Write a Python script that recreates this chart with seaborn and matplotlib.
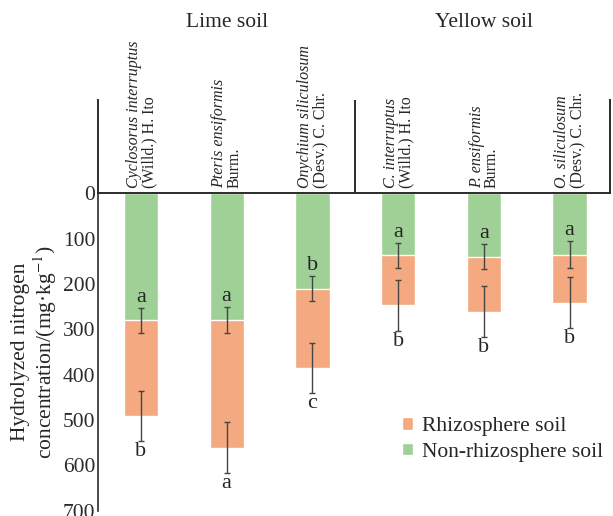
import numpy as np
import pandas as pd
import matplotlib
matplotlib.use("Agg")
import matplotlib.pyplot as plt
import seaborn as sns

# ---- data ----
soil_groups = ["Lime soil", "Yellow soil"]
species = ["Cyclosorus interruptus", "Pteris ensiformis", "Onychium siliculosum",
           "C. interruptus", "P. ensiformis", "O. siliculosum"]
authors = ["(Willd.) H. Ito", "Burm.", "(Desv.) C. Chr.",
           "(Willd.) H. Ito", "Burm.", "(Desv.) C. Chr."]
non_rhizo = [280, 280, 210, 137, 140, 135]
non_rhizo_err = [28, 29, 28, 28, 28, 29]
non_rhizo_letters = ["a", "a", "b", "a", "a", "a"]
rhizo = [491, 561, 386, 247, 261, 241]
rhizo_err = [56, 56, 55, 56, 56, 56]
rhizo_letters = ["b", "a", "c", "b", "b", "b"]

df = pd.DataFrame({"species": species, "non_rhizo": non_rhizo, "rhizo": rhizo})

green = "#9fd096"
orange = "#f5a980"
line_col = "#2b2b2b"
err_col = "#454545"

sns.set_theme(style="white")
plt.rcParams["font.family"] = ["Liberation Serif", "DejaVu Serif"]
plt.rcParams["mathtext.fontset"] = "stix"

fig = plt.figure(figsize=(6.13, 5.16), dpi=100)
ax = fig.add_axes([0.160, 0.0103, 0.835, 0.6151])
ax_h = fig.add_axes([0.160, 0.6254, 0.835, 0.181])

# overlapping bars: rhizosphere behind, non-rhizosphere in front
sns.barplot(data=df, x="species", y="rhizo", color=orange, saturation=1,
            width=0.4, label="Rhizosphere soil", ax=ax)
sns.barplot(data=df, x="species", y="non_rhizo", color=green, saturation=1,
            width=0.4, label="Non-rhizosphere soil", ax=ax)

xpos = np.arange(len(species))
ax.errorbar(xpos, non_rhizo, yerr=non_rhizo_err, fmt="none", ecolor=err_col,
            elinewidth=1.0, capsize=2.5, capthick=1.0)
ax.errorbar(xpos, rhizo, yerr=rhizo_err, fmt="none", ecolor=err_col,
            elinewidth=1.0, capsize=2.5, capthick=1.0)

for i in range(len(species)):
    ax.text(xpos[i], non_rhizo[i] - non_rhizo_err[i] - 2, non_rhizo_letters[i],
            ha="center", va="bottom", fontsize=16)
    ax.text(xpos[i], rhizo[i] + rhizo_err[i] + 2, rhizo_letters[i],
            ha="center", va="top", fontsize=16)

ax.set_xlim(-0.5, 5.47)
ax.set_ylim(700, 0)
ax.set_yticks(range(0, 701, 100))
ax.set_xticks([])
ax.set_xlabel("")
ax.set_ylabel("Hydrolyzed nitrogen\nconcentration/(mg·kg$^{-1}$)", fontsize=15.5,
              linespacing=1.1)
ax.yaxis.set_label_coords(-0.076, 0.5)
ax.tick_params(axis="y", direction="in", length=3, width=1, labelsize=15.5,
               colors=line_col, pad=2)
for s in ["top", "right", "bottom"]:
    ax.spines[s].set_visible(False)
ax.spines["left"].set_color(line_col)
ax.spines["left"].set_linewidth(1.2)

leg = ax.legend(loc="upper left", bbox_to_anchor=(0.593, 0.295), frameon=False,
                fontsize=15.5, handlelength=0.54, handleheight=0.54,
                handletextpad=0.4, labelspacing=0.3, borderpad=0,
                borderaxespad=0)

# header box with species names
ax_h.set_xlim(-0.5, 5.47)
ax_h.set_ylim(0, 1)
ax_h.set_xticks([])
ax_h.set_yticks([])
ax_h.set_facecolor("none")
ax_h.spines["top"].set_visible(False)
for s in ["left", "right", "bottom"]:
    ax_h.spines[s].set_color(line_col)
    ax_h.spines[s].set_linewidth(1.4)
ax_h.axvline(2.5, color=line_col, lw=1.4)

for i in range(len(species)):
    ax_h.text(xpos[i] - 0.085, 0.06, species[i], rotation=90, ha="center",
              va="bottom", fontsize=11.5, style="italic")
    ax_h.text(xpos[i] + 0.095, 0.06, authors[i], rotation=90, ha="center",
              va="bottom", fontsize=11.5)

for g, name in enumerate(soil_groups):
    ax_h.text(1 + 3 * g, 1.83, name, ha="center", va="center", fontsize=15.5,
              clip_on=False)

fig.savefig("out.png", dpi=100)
-- -- --
THE REQUEST: Write out every line of the preceding listing that contains "seaborn".

EXERCISE RESULT:
Write a Python script that recreates this chart with seaborn and matplotlib.
import seaborn as sns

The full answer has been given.